• As I got clarity about operations and controls I understood what components I will require. List of components are as below.
• Very good tutorial on interfacing circuit is given here which I referred.

• Next thing I have to do is to make connections  and sketch general circuit diagram on paper.

•  
• Micro-controllers basically understands digital data as in form of 0 and 1 directly, if we need to interpret some non digital data, we required to convert analog data into digital, and that can be done by ADC module in MCU.
• Atmega 328 MCU have 8 ADC (6 in PDIP package) input channel.
• Apart from 8 ADC channels available on pins, there are also three internal channels that can be selected with multiplexer decoder. These are: temperature sensor-channel 8, band gap reference-1.1V and GND-0V.
• Detailed study documentation is done on ADC in Atmega 328P datasheet, from page number 305.

• The ADC needs a clock pulse to do its conversion. This clock generated by system clock by dividing it to get smaller frequency.
• At higher frequency the conversion is fast while a lower frequency the conversion is more accurate.
• So the Prescaler is provided to produces acceptable frequency for ADC from any system clock frequency.

• The ADC in ATmega32 has 8 channels that means one can take samples from eight different terminal.
• And can connect up to 8 different sensors and get their values separately.

• The registers related to any particular peripheral module(like ADC, Timer, USART etc.) provides the communication link between the CPU and that peripheral.
• One can configure the ADC according to need using these registers, and also get the conversion result using appropriate registers. The ADC has only four registers.
• ADC Multiplexer Selection Register – ADMUX : For selecting the reference voltage and the input channel.
• ADC Control and Status Register A – ADCSRA : As the name says it has the status of ADC and is also use for controlling it.
• The ADC Data Register – ADCL and ADCH : The final result of conversion.

Measuring temperature:

• Selecting the Temperature sensor channel by writing ADMUX.MUX[3:0] to '1000' enables the temperature sensor. The internal 1.1V voltage reference must
• also be selected for the ADC voltage reference source in the temperature sensor measurement

• Once I got to know about circuit flow and components I start making schematic in Eagle.
• Most of the general components listed above I have found from fab and sparkfun libraries.
• I have started to make connection by referring Satshakit, where I learned programmable pins, connection and placement with Atmega 328P.
• Once I understand programmable pins, I have connected it with respective pins of ISP and FTDI header.
• Secondly, thermistor has to be connected with analog pin of microcontroller. So, accordingly I connected thermistor to 23rd Pin of IC.
• 3 mosfets and its interfacing circuit I have connected with IC pin number 9,11 and 12.
• Accordingly I have connected rest of the components to make circuit.

• I have took board with enough size to accommodate to milling of 7*7 cm.

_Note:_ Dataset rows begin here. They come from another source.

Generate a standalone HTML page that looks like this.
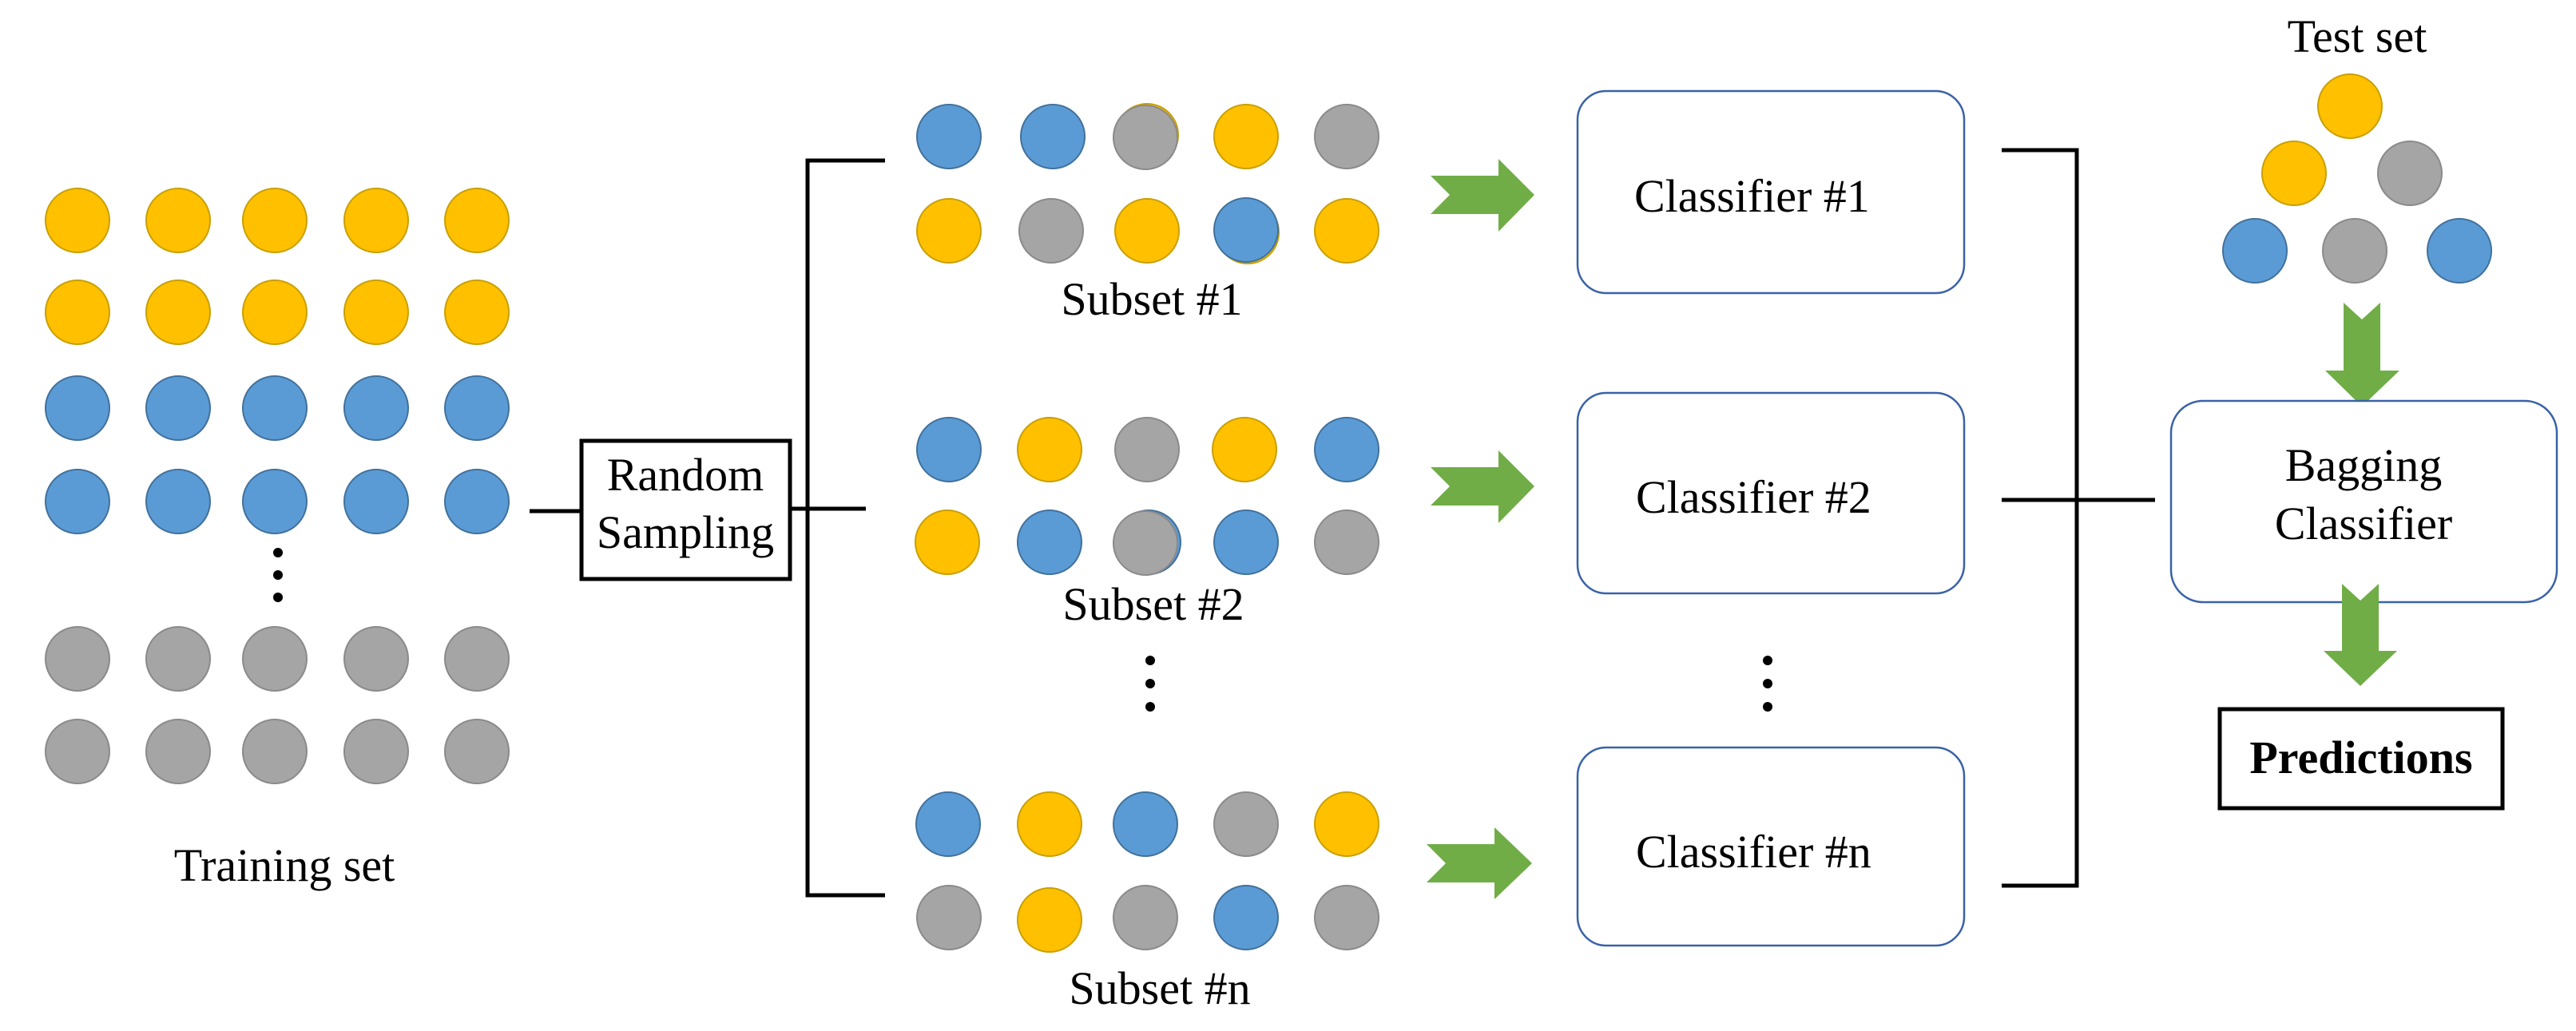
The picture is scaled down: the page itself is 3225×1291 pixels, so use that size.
<!DOCTYPE html>
<html><head><meta charset="utf-8"><style>
html,body{margin:0;padding:0;background:#fff;}
svg{display:block;}
text{font-family:"Liberation Serif",serif;fill:#000;}
</style></head><body>
<svg width="3225" height="1291" viewBox="0 0 3225 1291" xmlns="http://www.w3.org/2000/svg">
<defs>
<style>
.Y{fill:#FFC000;stroke:#C9A000;stroke-width:2}
.B{fill:#5B9BD5;stroke:#41719C;stroke-width:2}
.G{fill:#A5A5A5;stroke:#8A8A8A;stroke-width:2}
.ln{stroke:#000;stroke-width:5;fill:none}
.bx{fill:#fff;stroke:#3A62A7;stroke-width:2.5}
.ar{fill:#70AD47}
</style>
</defs>
<!-- Training set -->
<g>
<circle class="Y" cx="97" cy="276" r="40"/><circle class="Y" cx="223" cy="276" r="40"/><circle class="Y" cx="344" cy="276" r="40"/><circle class="Y" cx="471" cy="276" r="40"/><circle class="Y" cx="597" cy="276" r="40"/>
<circle class="Y" cx="97" cy="391" r="40"/><circle class="Y" cx="223" cy="391" r="40"/><circle class="Y" cx="344" cy="391" r="40"/><circle class="Y" cx="471" cy="391" r="40"/><circle class="Y" cx="597" cy="391" r="40"/>
<circle class="B" cx="97" cy="511" r="40"/><circle class="B" cx="223" cy="511" r="40"/><circle class="B" cx="344" cy="511" r="40"/><circle class="B" cx="471" cy="511" r="40"/><circle class="B" cx="597" cy="511" r="40"/>
<circle class="B" cx="97" cy="628" r="40"/><circle class="B" cx="223" cy="628" r="40"/><circle class="B" cx="344" cy="628" r="40"/><circle class="B" cx="471" cy="628" r="40"/><circle class="B" cx="597" cy="628" r="40"/>
<circle class="G" cx="97" cy="825" r="40"/><circle class="G" cx="223" cy="825" r="40"/><circle class="G" cx="344" cy="825" r="40"/><circle class="G" cx="471" cy="825" r="40"/><circle class="G" cx="597" cy="825" r="40"/>
<circle class="G" cx="97" cy="941" r="40"/><circle class="G" cx="223" cy="941" r="40"/><circle class="G" cx="344" cy="941" r="40"/><circle class="G" cx="471" cy="941" r="40"/><circle class="G" cx="597" cy="941" r="40"/>
<circle cx="348" cy="692" r="6"/><circle cx="348" cy="720" r="6"/><circle cx="348" cy="748" r="6"/>
<text x="356" y="1103" font-size="58" text-anchor="middle">Training set</text>
</g>
<!-- Random sampling -->
<line class="ln" x1="663" y1="640" x2="728" y2="640"/>
<rect x="728" y="552" width="261" height="173" fill="#fff" stroke="#000" stroke-width="5"/>
<text x="858" y="614" font-size="58" text-anchor="middle">Random</text>
<text x="858" y="686" font-size="58" text-anchor="middle">Sampling</text>
<line class="ln" x1="989" y1="637" x2="1084" y2="637"/>
<polyline class="ln" points="1108,201 1011,201 1011,1121 1108,1121"/>
<!-- Subsets -->
<g>
<circle class="B" cx="1188" cy="171" r="40"/><circle class="B" cx="1318" cy="171" r="40"/><circle class="Y" cx="1436" cy="169" r="39"/><circle class="G" cx="1434" cy="172" r="40"/><circle class="Y" cx="1560" cy="171" r="40"/><circle class="G" cx="1686" cy="171" r="40"/>
<circle class="Y" cx="1188" cy="289" r="40"/><circle class="G" cx="1316" cy="289" r="40"/><circle class="Y" cx="1436" cy="289" r="40"/><circle class="Y" cx="1562" cy="291" r="39"/><circle class="B" cx="1560" cy="288" r="40"/><circle class="Y" cx="1686" cy="289" r="40"/>
<text x="1442" y="394" font-size="58" text-anchor="middle">Subset #1</text>

<circle class="B" cx="1188" cy="563" r="40"/><circle class="Y" cx="1314" cy="563" r="40"/><circle class="G" cx="1436" cy="563" r="40"/><circle class="Y" cx="1558" cy="563" r="40"/><circle class="B" cx="1686" cy="563" r="40"/>
<circle class="Y" cx="1186" cy="679" r="40"/><circle class="B" cx="1314" cy="679" r="40"/><circle class="B" cx="1438" cy="679" r="40"/><circle class="G" cx="1434" cy="680" r="40"/><circle class="B" cx="1560" cy="679" r="40"/><circle class="G" cx="1686" cy="679" r="40"/>
<text x="1444" y="776" font-size="58" text-anchor="middle">Subset #2</text>
<circle cx="1440" cy="827" r="6"/><circle cx="1440" cy="856" r="6"/><circle cx="1440" cy="885" r="6"/>

<circle class="B" cx="1187" cy="1032" r="40"/><circle class="Y" cx="1314" cy="1032" r="40"/><circle class="B" cx="1434" cy="1032" r="40"/><circle class="G" cx="1560" cy="1032" r="40"/><circle class="Y" cx="1686" cy="1032" r="40"/>
<circle class="G" cx="1188" cy="1149" r="40"/><circle class="Y" cx="1314" cy="1152" r="40"/><circle class="G" cx="1434" cy="1149" r="40"/><circle class="B" cx="1560" cy="1149" r="40"/><circle class="G" cx="1686" cy="1149" r="40"/>
<text x="1452" y="1257" font-size="58" text-anchor="middle">Subset #n</text>
</g>
<!-- green right arrows -->
<polygon class="ar" points="1791,220 1876,220 1876,199 1921,244 1876,290 1876,268 1791,268 1815,244"/>
<polygon class="ar" points="1791,585 1876,585 1876,564 1921,609 1876,655 1876,633 1791,633 1815,609"/>
<polygon class="ar" points="1786,1057 1871,1057 1871,1036 1918,1081 1871,1126 1871,1105 1786,1105 1810,1081"/>
<!-- Classifiers -->
<rect class="bx" x="1975" y="114" width="484" height="253" rx="36" ry="36"/>
<text x="2046" y="265" font-size="58">Classifier #1</text>
<rect class="bx" x="1975" y="492" width="484" height="251" rx="36" ry="36"/>
<text x="2048" y="642" font-size="58">Classifier #2</text>
<circle cx="2213" cy="827" r="6"/><circle cx="2213" cy="856" r="6"/><circle cx="2213" cy="885" r="6"/>
<rect class="bx" x="1975" y="936" width="484" height="248" rx="36" ry="36"/>
<text x="2048" y="1086" font-size="58">Classifier #n</text>
<!-- right bracket -->
<polyline class="ln" points="2506,188 2600,188 2600,1109 2506,1109"/>
<line class="ln" x1="2506" y1="626" x2="2698" y2="626"/>
<!-- Test set -->
<text x="2951" y="65" font-size="58" text-anchor="middle">Test set</text>
<circle class="Y" cx="2942" cy="133" r="40"/>
<circle class="Y" cx="2872" cy="217" r="40"/><circle class="G" cx="3017" cy="217" r="40"/>
<circle class="B" cx="2823" cy="314" r="40"/><circle class="G" cx="2948" cy="314" r="40"/><circle class="B" cx="3079" cy="314" r="40"/>
<polygon class="ar" points="2934,379 2957,400 2980,379 2980,464 3004,464 2957,509 2911,464 2934,464"/>
<rect class="bx" x="2718" y="502" width="483" height="252" rx="40" ry="40"/>
<text x="2959" y="602" font-size="58" text-anchor="middle">Bagging</text>
<text x="2959" y="675" font-size="58" text-anchor="middle">Classifier</text>
<polygon class="ar" points="2932,731 2955,752 2978,731 2978,815 3001,815 2955,859 2909,815 2932,815"/>
<rect x="2779" y="888" width="354" height="124" fill="#fff" stroke="#000" stroke-width="5"/>
<text x="2956" y="968" font-size="58" font-weight="bold" text-anchor="middle">Predictions</text>
</svg>
</body></html>
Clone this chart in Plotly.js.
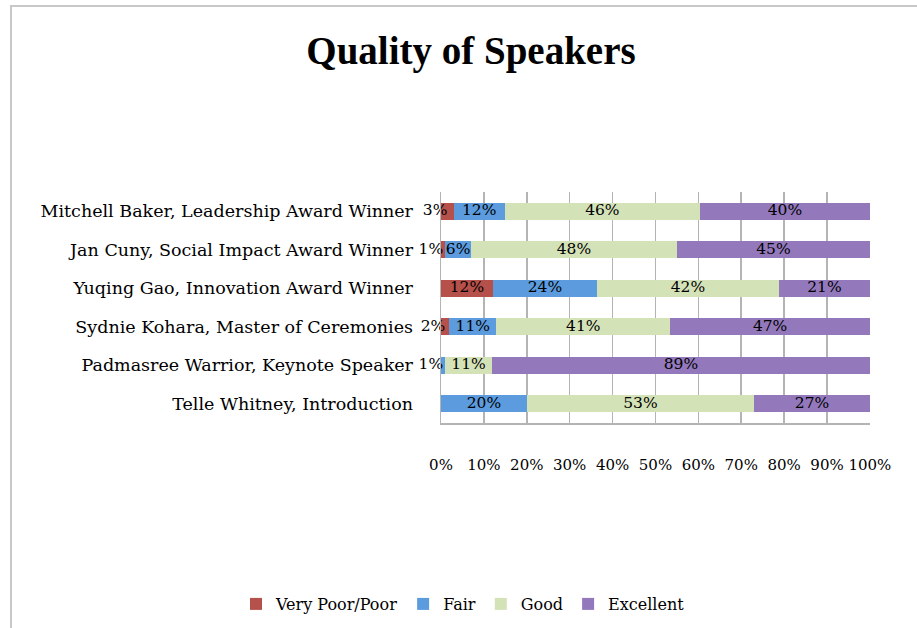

I have made my board ready with double sided tape.
• For milling traces I have used 1/64th inch of  milling bit. For drilling holes 1/32th inch endmill and for cutting 1/16th inch of 2 flute endmill I have used.
• As my lab's model MDX-20 was very old and  bed alignment totally has been disturbed, I have milled almost 4 to 5 different boards to get right result.
• In modela half of area was aligned so it could mill small board such as FabISP, but it create milling problem in bigger bead. After lots of iteration to make it align with water-level guage I got almost right result of milling my board.

• For programming I have to connect my board with FabISP, by connecting all six programmable pins.
• Once connected, I want to program it to sense temperature by thermistor, this will require to read certain values by Rx and Tx pins of board.
• In order to find out right boud value I have write program to print hello. After certain trial and error I have got right value as 9600.
• Once done, I wrote program for 100k NTC thermistor and uploaded in board.
• Once program uploaded successfully, I have connected thermistor in 2 pin header.
• As thermistor runs on 5V, I need not to apply 12V supply.
• After connecting thermistor I have tested temperature value by soldering iron heat, which can be seen in below video that, values are increasing as temperature rises due to closeness of soldering iron.

• All the original Eagle design files, milling files, and programming files are attached here as package including program files.

INDIVIDUAL CONTRIBUTION TO GROUP WORK

• Input devices group work we have tested input sensor such as LDR and it's function generator analog graph on Oscilloscope.
• In this week, assignment was completely new to us so we all sit together and work in group how to measure value of input sensor on oscilloscope.